2014 was an interesting year for Mozilla. Their newly promoted CEO was found to have donated money in support of Proposition 8 in California, the measure that banned same sex marriage in the state, which was ultimately overturned by the Supreme Court. This led to a revolt within the company.
Along with this bright idea, the foundation also decided to try out a weird new feature: extra advertising. In a day when ad blockers are becoming more normal, for better or worse, implemented advertising directly into the browser was a bit of a surprise. The decision caused a lot of backlash from users who were not happy to be forced into ads on their start screen.
Being a free software product, though, everyone should know that Mozilla has to make money somehow to continue producing Firefox. That revenue will not be coming from launcher ads, though. The foundation officially announced that the program will be terminated and replaced with a content discovery platform on the new tab screen. This is more in-line with what the other browsers do, especially Microsoft's Edge.
The blog post announcing the change of policy does not say that Mozilla is out of the advertising business all together. In fact, the author Darren Herman said,
Advertising in Firefox could be a great business, but it isn't the right business for us at this time because we want to focus on core experiences for our users. We want to reimagine content experiences and content discovery in our products. We will do this work as a fully integrated part of the Firefox team.
This means that Firefox hasn't made this decision because of user feedback, but instead because they are focusing their efforts elsewhere. They are likely to revisit the idea of advertising in the future, but not until they restructure their priorities. This announcement will, for now, make users happy, but don't let your enthusiasm cloud your judgement: it's not forever.
In 2005, a game was published that did not receive the respect that it deserved. The game was called Psychonauts, and it followed Raz, a boy with psychic abilities that defies the norm and runs away FROM the circus to go to a summer camp. At the camp, he expands his psychic capabilities by entering people's minds and helping them face their fears. The game was a sleeper hit, becoming popular long after its initial release.
In 2011, Double Fine acquired the rights to the game, modernizing the title and releasing it for newer platforms. However, ever since the acquisition, there have been rumors about Double Fine producing a sequel to the game. In 2012, Minecraft creator got involved with the concept, offering to fund the project himself. Unfortunately, that did not work out and Notch backed out of the project, leaving Double Fine without the funding to produce the game.
At The Game Awards 2015, Double Fine, which is well-known for crowdfunding games, announced that they wanted to pursue the game with the public's support. As opposed to their past interactions with crowdfunding, this time they have taken to Fig, a platform specifically designed for videogame crowdfunding. In addition to crowdfunding, qualified investors can also get involved, which sets the platform apart from Kickstarter or Indiegogo.

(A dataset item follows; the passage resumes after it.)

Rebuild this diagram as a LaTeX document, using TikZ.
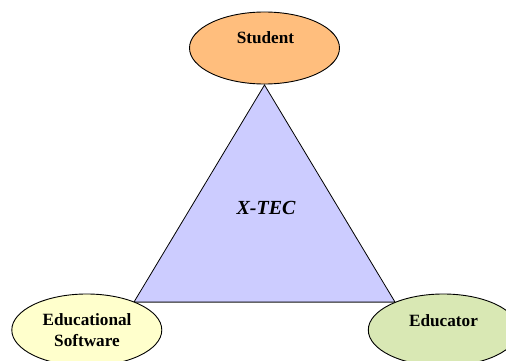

The company is offering a lot of rewards on pledges from $10 to $10,000. For $10 you get an official thank you, and for $10,000 you get a trip with the team to Whispering Rock along with a ton of related materials, including the games, soundtracks, videos, figurines and more. The company is looking for $3.3 million to fund the game, and are approaching $2 million in pledges as of writing.
The last few years have been rough for several long-established electronics companies. Sony has proven time and again that persevering in the new marketplace can be difficult. They spun off their computer division to a standalone company, Vaio. They have also spun off their semiconductor business into wholly-owned subsidiary Sony Semiconductor.
Another company that has had trouble finding its feet in recent years is Toshiba. While some of their business units are highly profitable, it turns out that several of their units, including a lot of overlap with Sony, are not. As a result, Toshiba is making similar moves to Sony, only a year or so behind.
To begin the recovery process, Toshiba has sold its semiconductor business to the newfound Sony Semiconductor. Announced back in October, the acquisition was completed this week for $154 million, and includes all assets of the division. Toshiba said,
(We will) transfer semiconductor fabrication facilities, equipment and related assets of Toshiba's 300mm wafer production line, mainly located at its Oita Operations facility, to Sony Semiconductor as part of the deal.
Following the sale of its semiconductor business, Toshiba is reported to also be in talks to spin-off its computer division. If the rumors are true, then Toshiba's computer division would join the Vaio computer company, making it a larger company with extra assets. It could make it capable of competing with the larger, more successful companies, like HP, Lenovo and Samsung.
Adding to the rumor, Fujitsu is also rumored to be joining the Vaio consortium, marking another computer company throwing in the towel. More importantly, it shows extra support for the company who will be trying to slay Goliath.